Research on three-dimensional ultrasonic vibration-assisted turning cutting force

Abstract

Three-dimensional ultrasonic vibration-assisted turning with a dual-frequency drive can improve the machinability of workpieces. The output path of the vibrating tool nose in this method is a complex Lissajous closed curve, which results in the change of the instantaneous cutting force generated by the vibrating tool at different times. Therefore, when evaluating the instantaneous cutting force of this method, it is necessary to determine the equivalent plane at the cutting point at different times, and the orthogonal transient cutting force model is established in the equivalent plane. The effects of ultrasonic vibration and machining parameters on the cutting force generated by three-dimensional ultrasonic vibration-assisted turning are analyzed.

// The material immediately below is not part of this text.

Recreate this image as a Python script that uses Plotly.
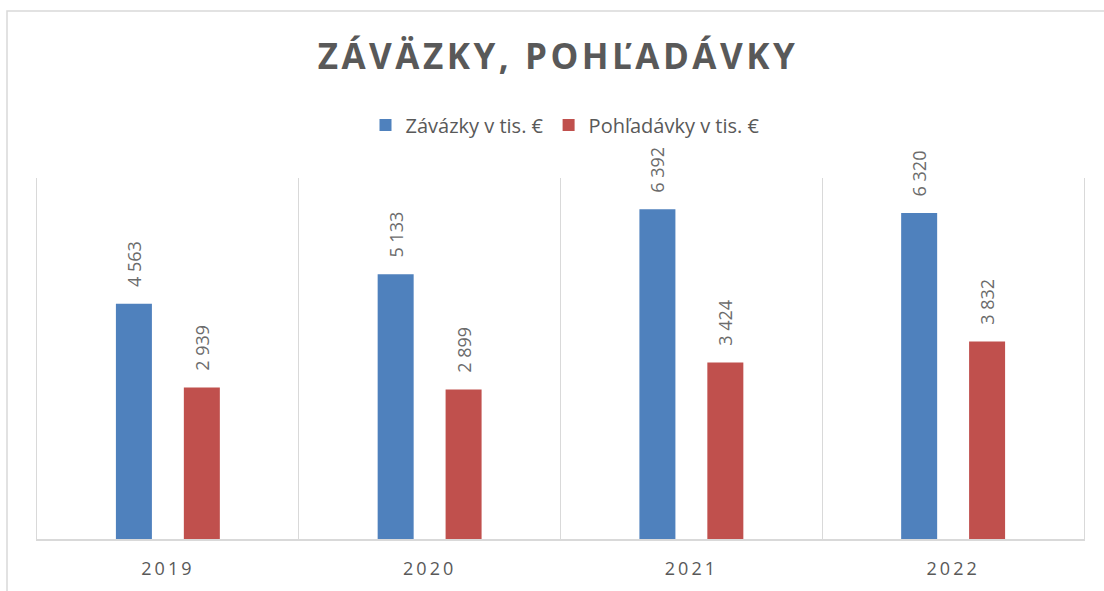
import plotly.graph_objects as go

# ---- data ----
years = ["2019", "2020", "2021", "2022"]
zavazky = [4563, 5133, 6392, 6320]
pohladavky = [2939, 2899, 3424, 3832]
series_names = ["Závázky v tis. €", "Pohľadávky v tis. €"]
title_text = "ZÁVÄZKY, POHĽADÁVKY"

# ---- style ----
W, H = 1104, 591
ML, MR, MT, MB = 37, 20, 178, 52
PW, PH = W - ML - MR, H - MT - MB
TXT = "#595959"
GRID = "#d9d9d9"
FONT = "Open Sans"

def px_to_paper_x(px):
    return (px - ML) / PW

def px_to_paper_y(py):
    return (H - MB - py) / PH

def spaced(s, sp):
    return f'<span style="letter-spacing:{sp}px">{s}</span>'

fig = go.Figure()
colors = ["#4f81bd", "#c0504d"]
for name, vals, col in zip(series_names, [zavazky, pohladavky], colors):
    fig.add_trace(go.Bar(
        x=years, y=vals, name=name,
        marker=dict(color=col, line=dict(width=0)),
        texttemplate="\u2002\u00a0%{y:,}",
        textposition="outside",
        textangle=-90,
        textfont=dict(family=FONT, size=18, color="#6b6b6b"),
        cliponaxis=False,
        constraintext="none",
    ))

fig.update_layout(
    width=W, height=H,
    margin=dict(l=ML, r=MR, t=MT, b=MB, pad=0),
    paper_bgcolor="white", plot_bgcolor="white",
    separators=", ",
    barmode="group",
    bargap=0.481,
    bargroupgap=0.47,
    font=dict(family=FONT, color=TXT),
    title=dict(
        text="<b>" + spaced(title_text, 3.5) + "</b>",
        x=558 / W, xanchor="center",
        y=1 - 57 / H, yanchor="middle",
        font=dict(family=FONT, size=35, color=TXT),
    ),
    showlegend=True,
    legend=dict(
        orientation="h",
        x=px_to_paper_x(565), xanchor="center",
        y=px_to_paper_y(125), yanchor="middle",
        font=dict(family=FONT, size=20, color=TXT),
        itemsizing="constant",
        itemwidth=30,
        traceorder="normal",
    ),
    xaxis=dict(
        type="category",
        tickmode="array", tickvals=years,
        ticktext=[spaced(y, 3) for y in years],
        tickson="boundaries",
        showgrid=True, gridcolor=GRID, gridwidth=1.3,
        showline=True, linecolor=GRID, linewidth=1.5,
        ticks="", ticklabelstandoff=13,
        tickfont=dict(family=FONT, size=18, color=TXT),
        range=[-0.5, 3.5],
        zeroline=False,
    ),
    yaxis=dict(
        range=[0, 7000],
        showgrid=False, zeroline=False,
        showticklabels=False, ticks="",
        showline=True, mirror=True, linecolor=GRID, linewidth=1.3,
    ),
    shapes=[dict(
        type="rect", xref="paper", yref="paper",
        x0=px_to_paper_x(7), x1=px_to_paper_x(W + 20),
        y0=px_to_paper_y(H + 20), y1=px_to_paper_y(11),
        line=dict(color=GRID, width=1.5), fillcolor="rgba(0,0,0,0)",
        layer="below",
    )],
)

fig.write_html(
    "out.html",
    config={"displayModeBar": False},
    post_script="document.body.style.margin='0';document.body.style.overflow='hidden';",
)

It shows that the reasonable selection of ultrasonic vibration displacement and machining parameters can obtain lower cutting force. Among them, the vibration displacement in the cutting speed direction and the cutting depth have the largest contribution to the cutting force. Finally, a single-factor comparison experiment was carried out for different turning methods. It shows that when the cutting parameters are changed, the development trends of the cutting forces generated by the four turning methods are roughly the same. It also shows that the vibrating tool with a complex Lissajous curve trajectory can effectively weaken the cutting force. The research results of the manuscript provide a theoretical basis and guidance for the development of three-dimensional ultrasonic vibration-assisted cutting methods.